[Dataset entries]
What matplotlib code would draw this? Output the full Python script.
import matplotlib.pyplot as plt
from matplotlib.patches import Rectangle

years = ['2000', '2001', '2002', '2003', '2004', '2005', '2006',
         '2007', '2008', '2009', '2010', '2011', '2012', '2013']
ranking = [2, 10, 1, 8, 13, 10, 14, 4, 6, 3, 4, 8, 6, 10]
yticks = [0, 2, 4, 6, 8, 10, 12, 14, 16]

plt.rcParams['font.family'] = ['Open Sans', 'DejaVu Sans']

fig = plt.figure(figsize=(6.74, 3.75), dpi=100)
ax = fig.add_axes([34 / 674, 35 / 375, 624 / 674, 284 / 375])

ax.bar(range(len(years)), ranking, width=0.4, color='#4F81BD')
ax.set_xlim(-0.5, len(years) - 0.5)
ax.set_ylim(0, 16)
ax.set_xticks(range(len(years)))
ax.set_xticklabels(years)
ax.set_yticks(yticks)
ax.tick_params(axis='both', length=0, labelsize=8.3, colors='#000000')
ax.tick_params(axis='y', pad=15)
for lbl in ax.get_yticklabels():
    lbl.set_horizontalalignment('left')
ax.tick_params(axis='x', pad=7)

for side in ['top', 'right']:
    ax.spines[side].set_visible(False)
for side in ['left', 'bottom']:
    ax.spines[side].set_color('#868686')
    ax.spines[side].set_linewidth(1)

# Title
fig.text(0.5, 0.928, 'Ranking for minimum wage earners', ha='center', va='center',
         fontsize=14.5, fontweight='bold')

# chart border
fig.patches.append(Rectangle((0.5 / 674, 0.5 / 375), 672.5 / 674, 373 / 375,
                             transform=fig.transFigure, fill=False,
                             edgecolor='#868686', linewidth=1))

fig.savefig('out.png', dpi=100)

* * *

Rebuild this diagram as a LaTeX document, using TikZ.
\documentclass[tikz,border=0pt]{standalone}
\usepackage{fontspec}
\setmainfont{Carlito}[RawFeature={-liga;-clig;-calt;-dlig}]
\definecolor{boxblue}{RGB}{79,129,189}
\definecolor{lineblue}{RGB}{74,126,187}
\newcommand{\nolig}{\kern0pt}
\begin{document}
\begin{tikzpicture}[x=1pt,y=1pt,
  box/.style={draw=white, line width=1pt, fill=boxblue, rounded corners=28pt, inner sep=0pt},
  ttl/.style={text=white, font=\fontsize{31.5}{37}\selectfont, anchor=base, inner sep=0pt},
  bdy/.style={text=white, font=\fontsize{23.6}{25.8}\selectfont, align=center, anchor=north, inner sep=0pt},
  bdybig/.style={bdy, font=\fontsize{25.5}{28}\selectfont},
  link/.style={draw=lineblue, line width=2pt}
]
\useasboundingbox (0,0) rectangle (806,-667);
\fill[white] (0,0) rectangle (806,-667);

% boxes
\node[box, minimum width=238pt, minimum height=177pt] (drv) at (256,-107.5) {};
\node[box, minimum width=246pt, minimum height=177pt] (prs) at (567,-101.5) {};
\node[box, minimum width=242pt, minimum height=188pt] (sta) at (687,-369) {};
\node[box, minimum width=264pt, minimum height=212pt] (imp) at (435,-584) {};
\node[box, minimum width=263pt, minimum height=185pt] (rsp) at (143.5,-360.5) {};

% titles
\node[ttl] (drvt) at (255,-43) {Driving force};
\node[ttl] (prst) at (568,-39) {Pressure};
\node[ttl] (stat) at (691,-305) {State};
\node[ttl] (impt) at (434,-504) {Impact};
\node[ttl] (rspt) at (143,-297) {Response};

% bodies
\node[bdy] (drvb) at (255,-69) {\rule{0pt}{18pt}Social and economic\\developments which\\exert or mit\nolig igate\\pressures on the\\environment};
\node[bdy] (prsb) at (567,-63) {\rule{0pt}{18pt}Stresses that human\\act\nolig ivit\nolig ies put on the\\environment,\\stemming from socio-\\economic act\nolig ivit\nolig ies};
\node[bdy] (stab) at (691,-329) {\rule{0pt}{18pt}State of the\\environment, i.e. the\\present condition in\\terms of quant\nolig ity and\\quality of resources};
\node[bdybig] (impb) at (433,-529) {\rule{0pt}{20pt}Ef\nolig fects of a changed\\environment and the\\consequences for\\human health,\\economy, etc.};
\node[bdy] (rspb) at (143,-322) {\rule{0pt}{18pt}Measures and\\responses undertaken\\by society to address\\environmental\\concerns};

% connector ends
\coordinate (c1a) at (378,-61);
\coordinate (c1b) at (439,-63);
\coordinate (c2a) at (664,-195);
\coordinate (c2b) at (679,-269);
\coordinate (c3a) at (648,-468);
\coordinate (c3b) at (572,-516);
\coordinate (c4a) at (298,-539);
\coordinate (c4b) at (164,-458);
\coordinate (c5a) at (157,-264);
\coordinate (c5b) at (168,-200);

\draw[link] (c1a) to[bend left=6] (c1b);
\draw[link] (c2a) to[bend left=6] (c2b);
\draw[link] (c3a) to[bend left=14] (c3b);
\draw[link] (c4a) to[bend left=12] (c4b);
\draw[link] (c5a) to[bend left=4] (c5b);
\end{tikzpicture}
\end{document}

» **Your objective**
Report the number of lines in the listing that include the string "matplotlib"; give nothing but the number.

» **Output of the exercise**
3